Born in Los Angeles in 1932, Weber served in the U.S. Navy as a radio operator (in later life he remained a ham radio enthusiast). A graduate of Antioch College, he began his art career at the nearby Dayton Art Institute. Prior to opening his own gallery in 1971, in what was the first gallery building in SoHo, Weber was director of Martha Jackson Gallery in New York and Dwan Gallery in Los Angeles and New York. At Jackson he helped introduce Pop art and Happenings; at Dwan he focused on Minimalism and Earthworks.
This interest in Earthworks continued at John Weber Gallery with regular posthumous shows of Smithson and exhibitions of new work by Alice Aycock and Nancy Holt. Besides the Arte Povera artists, the gallery also was the New York venue for Art & Language, Roman Opalka, Victor Burgin and Franz Erhard Walter. Among the pioneering shows at Weber's SoHo space, which for many years he ran with his wife and partner Joyce Nereaux (Weber was married five times, including once to art dealer Annina Nosei), was a line of striped banners by Buren that ran from inside the gallery, through an open window, to a building across the street; a series of confrontational political works by Haacke; Piper's memorable 1989 video installation Cornered; and Alan McCollum's shows of thronging "surrogate" paintings and sculptures.

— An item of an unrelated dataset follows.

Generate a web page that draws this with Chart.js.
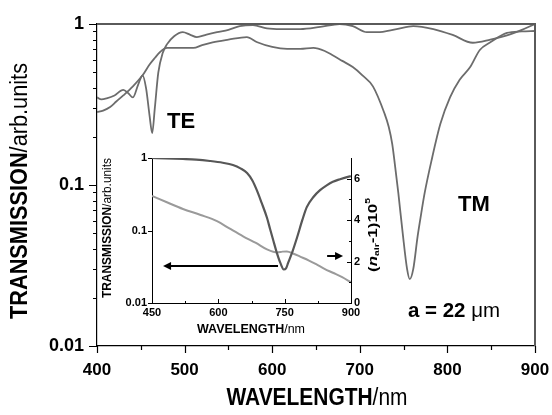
<!DOCTYPE html>
<html>
<head>
<meta charset="utf-8">
<script src="https://cdn.jsdelivr.net/npm/chart.js@4.4.1/dist/chart.umd.min.js"></script>
<style>
  body { margin: 0; background: #fff; }
  #wrap { position: relative; width: 552px; height: 415px; }
  #mainChart { position: absolute; left: 0; top: 0; }
  #insetChart { position: absolute; left: 95px; top: 140px; }
</style>
</head>
<body>
<div id="wrap">
  <canvas id="mainChart" width="552" height="415"></canvas>
  <canvas id="insetChart" width="300" height="205"></canvas>
</div>
<script>
// main spectra (wavelength in nm, transmission)
var teWavelength = [400, 405, 411, 420, 430, 436, 441, 447, 452, 456, 460, 463, 466, 470, 475, 480, 488, 498, 506, 514, 525, 537, 550, 563, 578, 594, 610, 632, 655, 677, 692, 708, 720, 742, 761, 784, 806, 829, 849, 868, 885, 900];
var teTransmission = [0.35, 0.34, 0.345, 0.36, 0.39, 0.37, 0.35, 0.42, 0.48, 0.40, 0.27, 0.21, 0.30, 0.50, 0.66, 0.75, 0.84, 0.89, 0.86, 0.83, 0.86, 0.89, 0.92, 0.97, 0.985, 0.94, 0.93, 0.93, 0.96, 1.0, 0.97, 0.89, 0.89, 0.93, 0.97, 0.93, 0.855, 0.765, 0.80, 0.85, 0.92, 1.0];

var tmWavelength = [400, 407, 415, 422, 430, 441, 452, 460, 466, 472, 480, 495, 510, 520, 532, 550, 571, 583, 600, 617, 632, 647, 660, 669, 680, 692, 703, 715, 728, 733, 737, 740, 744, 749, 754, 757, 761, 766, 770, 774, 782, 792, 803, 814, 826, 837, 849, 868, 885, 900];
var tmTransmission = [0.284, 0.29, 0.305, 0.33, 0.36, 0.41, 0.48, 0.56, 0.615, 0.67, 0.71, 0.71, 0.71, 0.74, 0.77, 0.80, 0.83, 0.77, 0.72, 0.70, 0.70, 0.71, 0.68, 0.64, 0.59, 0.54, 0.48, 0.41, 0.28, 0.23, 0.18, 0.135, 0.089, 0.05, 0.03, 0.026, 0.03, 0.048, 0.066, 0.089, 0.143, 0.24, 0.35, 0.45, 0.54, 0.69, 0.77, 0.88, 0.90, 0.905];

// inset spectra
var insetWavelength = [450, 480, 520, 550, 581, 610, 633, 650, 665, 677, 687, 698, 710, 717, 724, 732, 740, 748, 753, 758, 768, 778, 790, 800, 815, 830, 845, 859, 875, 893, 900];
var insetTransmission = [1.0, 0.99, 0.97, 0.95, 0.91, 0.86, 0.80, 0.72, 0.62, 0.49, 0.36, 0.24, 0.15, 0.105, 0.074, 0.05, 0.036, 0.029, 0.03, 0.036, 0.052, 0.08, 0.14, 0.21, 0.29, 0.36, 0.42, 0.47, 0.51, 0.55, 0.56];
var nAirWavelength = [450, 485, 520, 560, 597, 625, 656, 685, 710, 733, 745, 755, 770, 785, 805, 823, 840, 859, 880, 900];
var nAirValue = [5.17, 4.85, 4.54, 4.25, 3.95, 3.6, 3.22, 2.9, 2.59, 2.44, 2.48, 2.49, 2.38, 2.24, 2.05, 1.85, 1.65, 1.46, 1.25, 1.0];

// ticks
var mainXTicks = [400, 500, 600, 700, 800, 900];
var mainXMinor = [450, 550, 650, 750, 850];
var mainYTicks = [0.01, 0.1, 1];
var mainYMinor = [0.02, 0.03, 0.04, 0.05, 0.06, 0.07, 0.08, 0.09, 0.2, 0.3, 0.4, 0.5, 0.6, 0.7, 0.8, 0.9];
var insetXTicks = [450, 600, 750, 900];
var insetXMinor = [525, 675, 825];
var insetYTicks = [0.01, 0.1, 1];
var insetY2Ticks = [0, 2, 4, 6];
var insetY2Minor = [1, 3, 5];

var FONT = "'Liberation Sans', Arial, sans-serif";

function pairs(xs, ys) {
  return xs.map((v, i) => ({ x: v, y: ys[i] }));
}

// fixed axis sizes, no extra label padding
function fixWidth(w) {
  return (scale) => { scale.width = w; scale.paddingTop = 0; scale.paddingBottom = 0; };
}
function fixHeight(h) {
  return (scale) => { scale.height = h; scale.paddingLeft = 0; scale.paddingRight = 0; };
}

// draw a run of text pieces centred on (cx, cy), optionally rotated and squeezed to a width
function drawText(ctx, parts, cx, cy, angle, width) {
  ctx.save();
  ctx.translate(cx, cy);
  ctx.rotate(angle);
  var total = 0;
  parts.forEach((p) => {
    ctx.font = p.font;
    p.w = ctx.measureText(p.t).width;
    total += p.w;
  });
  if (width) ctx.scale(width / total, 1);
  var x = -total / 2;
  ctx.fillStyle = "#000";
  ctx.textBaseline = "middle";
  parts.forEach((p) => {
    ctx.font = p.font;
    ctx.fillText(p.t, x, p.dy || 0);
    x += p.w;
  });
  ctx.restore();
}

function arrow(ctx, x1, y1, x2, y2) {
  var dir = x2 > x1 ? 1 : -1;
  ctx.beginPath();
  ctx.moveTo(x1, y1);
  ctx.lineTo(x2 - dir * 5, y2);
  ctx.stroke();
  ctx.beginPath();
  ctx.moveTo(x2, y2);
  ctx.lineTo(x2 - dir * 8, y2 - 4);
  ctx.lineTo(x2 - dir * 8, y2 + 4);
  ctx.closePath();
  ctx.fill();
}

/** MAIN CHART */
var mainDecor = {
  id: "mainDecor",
  afterDraw(chart) {
    const { ctx, chartArea: a, scales } = chart;
    const x = scales.x, y = scales.y;
    ctx.save();
    // frame top / right
    ctx.strokeStyle = "#5a5a5a";
    ctx.lineWidth = 2;
    ctx.beginPath();
    ctx.moveTo(a.left, a.top);
    ctx.lineTo(a.right, a.top);
    ctx.lineTo(a.right, a.bottom);
    ctx.stroke();
    // tick marks
    ctx.strokeStyle = "#000";
    ctx.lineWidth = 1.2;
    ctx.beginPath();
    mainXTicks.forEach((v) => {
      const px = Math.round(x.getPixelForValue(v)) + 0.5;
      ctx.moveTo(px, a.bottom); ctx.lineTo(px, a.bottom + 7);
    });
    mainXMinor.forEach((v) => {
      const px = Math.round(x.getPixelForValue(v)) + 0.5;
      ctx.moveTo(px, a.bottom); ctx.lineTo(px, a.bottom + 4);
    });
    mainYTicks.forEach((v) => {
      const py = Math.round(y.getPixelForValue(v)) + 0.5;
      ctx.moveTo(a.left, py); ctx.lineTo(a.left - 8, py);
    });
    mainYMinor.forEach((v) => {
      const py = Math.round(y.getPixelForValue(v)) + 0.5;
      ctx.moveTo(a.left, py); ctx.lineTo(a.left - 4, py);
    });
    ctx.stroke();
    ctx.restore();

    // axis titles
    drawText(ctx, [
      { t: "TRANSMISSION", font: "bold 23px " + FONT },
      { t: "/arb.units", font: "23px " + FONT }
    ], 21, 191, -Math.PI / 2, 256);
    drawText(ctx, [
      { t: "WAVELENGTH", font: "bold 23px " + FONT },
      { t: "/nm", font: "23px " + FONT }
    ], 317, 399, 0, 181);

    // labels
    drawText(ctx, [{ t: "TE", font: "bold 22px " + FONT }], 181, 122, 0);
    drawText(ctx, [{ t: "TM", font: "bold 22px " + FONT }], 474, 205, 0);
    drawText(ctx, [
      { t: "a = 22 ", font: "bold 20px " + FONT },
      { t: "\u03bcm", font: "20px " + FONT }
    ], 454, 311, 0, 92);
  }
};

new Chart(document.getElementById("mainChart"), {
  type: "line",
  data: {
    datasets: [{
      label: "TE",
      data: pairs(teWavelength, teTransmission),
      borderColor: "#6c6c6c",
      borderWidth: 1.8,
      pointRadius: 0,
      cubicInterpolationMode: "monotone"
    }, {
      label: "TM",
      data: pairs(tmWavelength, tmTransmission),
      borderColor: "#6c6c6c",
      borderWidth: 1.8,
      pointRadius: 0,
      cubicInterpolationMode: "monotone"
    }]
  },
  options: {
    responsive: false,
    animation: false,
    layout: { padding: { left: 0, top: 24, right: 17, bottom: 0 } },
    plugins: { legend: { display: false }, tooltip: { enabled: false } },
    scales: {
      x: {
        type: "linear",
        min: 400,
        max: 900,
        afterBuildTicks: (scale) => { scale.ticks = mainXTicks.map((v) => ({ value: v })); },
        afterFit: fixHeight(69),
        ticks: { color: "#000", padding: 14, maxRotation: 0, font: { family: FONT, size: 17, weight: "bold" } },
        grid: { display: false, drawTicks: false },
        border: { color: "#000", width: 1.2 }
      },
      y: {
        type: "logarithmic",
        min: 0.01,
        max: 1,
        afterBuildTicks: (scale) => { scale.ticks = mainYTicks.map((v) => ({ value: v })); },
        afterFit: fixWidth(97),
        ticks: {
          color: "#000",
          padding: 13,
          font: { family: FONT, size: 18, weight: "bold" },
          callback: (v) => String(v)
        },
        grid: { display: false, drawTicks: false },
        border: { color: "#000", width: 1.2 }
      }
    }
  },
  plugins: [mainDecor]
});

/** INSET CHART */
var insetDecor = {
  id: "insetDecor",
  afterDraw(chart) {
    const { ctx, chartArea: a, scales } = chart;
    const x = scales.x, y = scales.y, y2 = scales.y2;
    ctx.save();
    ctx.strokeStyle = "#000";
    ctx.lineWidth = 1;
    ctx.beginPath();
    insetXTicks.forEach((v) => {
      const px = Math.round(x.getPixelForValue(v)) + 0.5;
      ctx.moveTo(px, a.bottom); ctx.lineTo(px, a.bottom - 4);
    });
    insetXMinor.forEach((v) => {
      const px = Math.round(x.getPixelForValue(v)) + 0.5;
      ctx.moveTo(px, a.bottom); ctx.lineTo(px, a.bottom - 2);
    });
    insetYTicks.forEach((v) => {
      const py = Math.round(y.getPixelForValue(v)) + 0.5;
      ctx.moveTo(a.left, py); ctx.lineTo(a.left - 4, py);
    });
    insetY2Ticks.forEach((v) => {
      const py = Math.round(y2.getPixelForValue(v)) + 0.5;
      ctx.moveTo(a.right, py); ctx.lineTo(a.right - 4, py);
    });
    insetY2Minor.forEach((v) => {
      const py = Math.round(y2.getPixelForValue(v)) + 0.5;
      ctx.moveTo(a.right, py); ctx.lineTo(a.right - 2, py);
    });
    ctx.stroke();

    // arrows pointing at each curve's axis
    ctx.strokeStyle = "#000";
    ctx.fillStyle = "#000";
    ctx.lineWidth = 2;
    const ay = y.getPixelForValue(0.0324);
    arrow(ctx, x.getPixelForValue(735), ay, x.getPixelForValue(475), ay);
    const by = y2.getPixelForValue(2.27);
    arrow(ctx, x.getPixelForValue(846), by, x.getPixelForValue(882), by);
    ctx.restore();

    drawText(ctx, [
      { t: "TRANSMISSION", font: "bold 12px " + FONT },
      { t: "/arb.units", font: "12px " + FONT }
    ], 13, 88, -Math.PI / 2, 140);
    drawText(ctx, [
      { t: "WAVELENGTH", font: "bold 12px " + FONT },
      { t: "/nm", font: "12px " + FONT }
    ], 156, 190, 0, 108);
    drawText(ctx, [
      { t: "(", font: "bold 13px " + FONT },
      { t: "n", font: "italic bold 13px " + FONT },
      { t: "air", font: "bold 8px " + FONT, dy: 4 },
      { t: "-1)10", font: "bold 13px " + FONT },
      { t: "5", font: "bold 8px " + FONT, dy: -5 }
    ], 278, 95, -Math.PI / 2, 74);
  }
};

new Chart(document.getElementById("insetChart"), {
  type: "line",
  data: {
    datasets: [{
      label: "transmission",
      data: pairs(insetWavelength, insetTransmission),
      yAxisID: "y",
      borderColor: "#575757",
      borderWidth: 2.2,
      pointRadius: 0,
      cubicInterpolationMode: "monotone"
    }, {
      label: "n_air",
      data: pairs(nAirWavelength, nAirValue),
      yAxisID: "y2",
      borderColor: "#9a9a9a",
      borderWidth: 2,
      pointRadius: 0,
      cubicInterpolationMode: "monotone"
    }]
  },
  options: {
    responsive: false,
    animation: false,
    layout: { padding: { left: 0, top: 18, right: 0, bottom: 0 } },
    plugins: { legend: { display: false }, tooltip: { enabled: false } },
    scales: {
      x: {
        type: "linear",
        min: 450,
        max: 900,
        afterBuildTicks: (scale) => { scale.ticks = insetXTicks.map((v) => ({ value: v })); },
        afterFit: fixHeight(42),
        ticks: { color: "#000", padding: 3, maxRotation: 0, font: { family: FONT, size: 11, weight: "bold" } },
        grid: { display: false, drawTicks: false },
        border: { color: "#000", width: 1 }
      },
      y: {
        type: "logarithmic",
        position: "left",
        min: 0.01,
        max: 1,
        afterBuildTicks: (scale) => { scale.ticks = insetYTicks.map((v) => ({ value: v })); },
        afterFit: fixWidth(57),
        ticks: { color: "#000", padding: 5, font: { family: FONT, size: 11, weight: "bold" }, callback: (v) => String(v) },
        grid: { display: false, drawTicks: false },
        border: { color: "#000", width: 1 }
      },
      y2: {
        type: "linear",
        position: "right",
        min: 0,
        max: 7,
        afterBuildTicks: (scale) => { scale.ticks = insetY2Ticks.map((v) => ({ value: v })); },
        afterFit: fixWidth(44),
        ticks: { color: "#000", padding: 3, font: { family: FONT, size: 11, weight: "bold" } },
        grid: { display: false, drawTicks: false },
        border: { color: "#000", width: 1 }
      }
    }
  },
  plugins: [insetDecor]
});
</script>
</body>
</html>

In the 1990s, Weber brought a number of talented younger artists into the gallery, including Miguel Angel Rios and Luca Buvoli. In 1997, he moved to Chelsea, where he continued to mount shows until the gallery closed in 2000. After relocating to upstate New York, he organized a pair of exhibitions titled "Manhattan Transfer" featuring artists who had made similar moves from New York City to Columbia County. Weber's passing is a reminder that today's flush art world was built on the efforts of a generation of daring, idealistic figures (many of them art dealers) for whom money-making was never the issue.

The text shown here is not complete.